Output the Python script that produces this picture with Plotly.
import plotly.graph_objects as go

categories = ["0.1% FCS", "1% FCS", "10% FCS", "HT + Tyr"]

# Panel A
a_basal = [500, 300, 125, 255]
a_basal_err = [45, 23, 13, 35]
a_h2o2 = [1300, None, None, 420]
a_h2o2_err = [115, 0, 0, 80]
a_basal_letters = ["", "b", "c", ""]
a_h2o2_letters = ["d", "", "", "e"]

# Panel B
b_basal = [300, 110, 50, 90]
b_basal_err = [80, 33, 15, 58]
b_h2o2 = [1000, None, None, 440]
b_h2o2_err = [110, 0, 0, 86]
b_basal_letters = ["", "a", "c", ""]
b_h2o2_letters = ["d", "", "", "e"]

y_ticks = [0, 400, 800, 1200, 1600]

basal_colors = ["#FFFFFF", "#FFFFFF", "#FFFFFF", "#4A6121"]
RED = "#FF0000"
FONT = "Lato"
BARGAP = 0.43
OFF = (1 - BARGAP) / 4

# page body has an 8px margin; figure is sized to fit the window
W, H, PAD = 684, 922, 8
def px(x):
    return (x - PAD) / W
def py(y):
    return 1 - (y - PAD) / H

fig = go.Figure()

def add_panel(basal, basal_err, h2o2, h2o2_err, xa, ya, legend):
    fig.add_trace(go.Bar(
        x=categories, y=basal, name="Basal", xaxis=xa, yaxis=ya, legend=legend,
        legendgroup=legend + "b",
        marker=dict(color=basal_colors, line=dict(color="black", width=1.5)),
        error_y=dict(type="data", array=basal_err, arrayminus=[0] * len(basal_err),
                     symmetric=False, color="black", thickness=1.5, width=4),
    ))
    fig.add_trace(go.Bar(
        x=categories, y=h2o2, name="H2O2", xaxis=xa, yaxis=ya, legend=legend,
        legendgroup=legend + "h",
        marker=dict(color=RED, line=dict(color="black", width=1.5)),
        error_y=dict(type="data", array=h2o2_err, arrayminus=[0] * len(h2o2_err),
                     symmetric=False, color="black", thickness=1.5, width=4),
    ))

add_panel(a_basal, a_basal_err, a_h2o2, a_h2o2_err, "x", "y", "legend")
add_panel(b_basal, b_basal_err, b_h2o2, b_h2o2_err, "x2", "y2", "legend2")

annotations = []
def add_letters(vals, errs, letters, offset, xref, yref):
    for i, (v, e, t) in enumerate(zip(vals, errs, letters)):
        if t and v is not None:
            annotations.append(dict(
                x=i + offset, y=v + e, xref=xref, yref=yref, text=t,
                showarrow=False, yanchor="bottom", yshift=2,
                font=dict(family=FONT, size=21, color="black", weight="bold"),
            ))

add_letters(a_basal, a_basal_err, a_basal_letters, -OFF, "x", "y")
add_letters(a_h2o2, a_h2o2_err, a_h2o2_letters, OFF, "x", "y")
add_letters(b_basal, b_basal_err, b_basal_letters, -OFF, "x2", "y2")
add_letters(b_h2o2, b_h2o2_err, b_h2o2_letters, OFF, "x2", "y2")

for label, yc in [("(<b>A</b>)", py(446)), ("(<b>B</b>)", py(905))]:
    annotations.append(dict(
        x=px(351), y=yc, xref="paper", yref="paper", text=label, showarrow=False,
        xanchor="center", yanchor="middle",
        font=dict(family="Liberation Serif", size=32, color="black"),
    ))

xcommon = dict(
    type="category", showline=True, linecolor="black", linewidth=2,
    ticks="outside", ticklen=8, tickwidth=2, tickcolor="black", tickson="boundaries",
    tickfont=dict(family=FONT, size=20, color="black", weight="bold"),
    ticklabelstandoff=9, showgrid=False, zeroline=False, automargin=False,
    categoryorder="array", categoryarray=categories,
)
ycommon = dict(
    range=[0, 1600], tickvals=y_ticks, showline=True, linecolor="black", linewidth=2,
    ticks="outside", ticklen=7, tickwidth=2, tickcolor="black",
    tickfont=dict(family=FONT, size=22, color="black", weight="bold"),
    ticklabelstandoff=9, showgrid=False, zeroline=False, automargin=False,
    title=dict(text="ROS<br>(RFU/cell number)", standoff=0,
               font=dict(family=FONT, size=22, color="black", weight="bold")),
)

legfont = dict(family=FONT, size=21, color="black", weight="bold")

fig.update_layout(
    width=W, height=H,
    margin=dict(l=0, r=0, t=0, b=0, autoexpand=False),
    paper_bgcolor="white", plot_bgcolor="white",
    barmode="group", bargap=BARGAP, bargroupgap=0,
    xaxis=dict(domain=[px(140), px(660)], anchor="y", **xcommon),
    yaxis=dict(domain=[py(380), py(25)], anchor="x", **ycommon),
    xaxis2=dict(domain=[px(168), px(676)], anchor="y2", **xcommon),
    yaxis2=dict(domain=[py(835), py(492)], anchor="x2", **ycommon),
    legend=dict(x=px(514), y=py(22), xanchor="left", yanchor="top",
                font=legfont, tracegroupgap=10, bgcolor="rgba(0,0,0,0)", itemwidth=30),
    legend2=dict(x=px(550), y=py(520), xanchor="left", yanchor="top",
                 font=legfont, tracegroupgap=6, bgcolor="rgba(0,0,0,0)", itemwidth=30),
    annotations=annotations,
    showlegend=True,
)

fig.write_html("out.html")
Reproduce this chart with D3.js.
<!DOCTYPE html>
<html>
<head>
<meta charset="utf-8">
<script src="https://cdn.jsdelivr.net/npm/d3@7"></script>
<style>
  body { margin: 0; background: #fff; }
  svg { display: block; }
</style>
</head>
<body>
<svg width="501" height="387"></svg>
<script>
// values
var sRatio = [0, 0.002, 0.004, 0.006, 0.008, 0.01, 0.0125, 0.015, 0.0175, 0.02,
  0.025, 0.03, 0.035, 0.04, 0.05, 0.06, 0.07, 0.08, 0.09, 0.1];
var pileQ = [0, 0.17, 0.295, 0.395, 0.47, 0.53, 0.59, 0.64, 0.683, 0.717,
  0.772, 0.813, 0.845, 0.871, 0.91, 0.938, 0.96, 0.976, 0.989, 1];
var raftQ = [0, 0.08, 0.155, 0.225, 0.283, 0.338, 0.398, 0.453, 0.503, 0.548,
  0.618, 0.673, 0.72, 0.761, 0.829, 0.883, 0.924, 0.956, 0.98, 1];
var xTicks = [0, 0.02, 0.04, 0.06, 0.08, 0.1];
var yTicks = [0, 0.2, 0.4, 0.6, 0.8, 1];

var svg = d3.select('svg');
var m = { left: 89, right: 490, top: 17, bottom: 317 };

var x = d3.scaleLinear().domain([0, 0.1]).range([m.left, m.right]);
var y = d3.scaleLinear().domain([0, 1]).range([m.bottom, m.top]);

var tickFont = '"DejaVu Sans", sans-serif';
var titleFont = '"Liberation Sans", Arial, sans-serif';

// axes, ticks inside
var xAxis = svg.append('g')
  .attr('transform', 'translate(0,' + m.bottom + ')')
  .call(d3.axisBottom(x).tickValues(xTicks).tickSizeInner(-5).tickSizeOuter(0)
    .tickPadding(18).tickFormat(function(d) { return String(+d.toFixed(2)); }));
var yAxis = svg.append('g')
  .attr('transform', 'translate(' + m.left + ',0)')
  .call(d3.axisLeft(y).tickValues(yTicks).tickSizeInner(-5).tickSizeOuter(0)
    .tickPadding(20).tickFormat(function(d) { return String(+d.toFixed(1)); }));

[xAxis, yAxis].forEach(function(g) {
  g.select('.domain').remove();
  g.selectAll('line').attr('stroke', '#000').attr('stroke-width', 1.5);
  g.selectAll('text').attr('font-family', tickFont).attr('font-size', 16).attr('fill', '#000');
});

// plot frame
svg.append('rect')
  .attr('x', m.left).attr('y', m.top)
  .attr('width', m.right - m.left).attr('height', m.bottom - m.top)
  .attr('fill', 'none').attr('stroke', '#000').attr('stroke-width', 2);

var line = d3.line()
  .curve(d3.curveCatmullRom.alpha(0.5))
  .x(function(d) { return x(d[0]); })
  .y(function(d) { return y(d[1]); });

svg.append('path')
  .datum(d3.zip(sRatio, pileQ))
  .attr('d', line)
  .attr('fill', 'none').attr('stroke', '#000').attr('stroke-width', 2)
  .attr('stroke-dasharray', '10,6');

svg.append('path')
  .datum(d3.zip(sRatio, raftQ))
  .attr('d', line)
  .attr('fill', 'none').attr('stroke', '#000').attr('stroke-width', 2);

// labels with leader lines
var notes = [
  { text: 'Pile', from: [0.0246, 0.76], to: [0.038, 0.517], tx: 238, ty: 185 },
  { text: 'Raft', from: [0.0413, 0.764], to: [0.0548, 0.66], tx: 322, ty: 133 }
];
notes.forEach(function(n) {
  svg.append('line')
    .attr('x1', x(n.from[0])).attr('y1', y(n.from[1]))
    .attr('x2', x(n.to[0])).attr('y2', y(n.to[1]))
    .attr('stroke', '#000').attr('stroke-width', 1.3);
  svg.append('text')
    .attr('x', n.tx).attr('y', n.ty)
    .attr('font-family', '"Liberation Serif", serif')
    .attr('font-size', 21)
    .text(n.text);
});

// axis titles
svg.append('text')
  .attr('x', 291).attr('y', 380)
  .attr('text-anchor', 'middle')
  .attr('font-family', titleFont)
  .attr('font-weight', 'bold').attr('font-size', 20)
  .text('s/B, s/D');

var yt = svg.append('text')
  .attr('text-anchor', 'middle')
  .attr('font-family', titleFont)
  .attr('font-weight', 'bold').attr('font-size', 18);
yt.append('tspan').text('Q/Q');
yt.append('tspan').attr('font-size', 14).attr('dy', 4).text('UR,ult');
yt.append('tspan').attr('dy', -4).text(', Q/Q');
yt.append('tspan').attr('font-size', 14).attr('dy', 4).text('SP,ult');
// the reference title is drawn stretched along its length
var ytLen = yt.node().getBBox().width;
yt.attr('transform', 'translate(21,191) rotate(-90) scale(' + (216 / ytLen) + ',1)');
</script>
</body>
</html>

◆ **JOB**: Search the records above for the string "picture". Copy every line that contains it.

◆ **EXERCISE OUTPUT**:
Output the Python script that produces this picture with Plotly.

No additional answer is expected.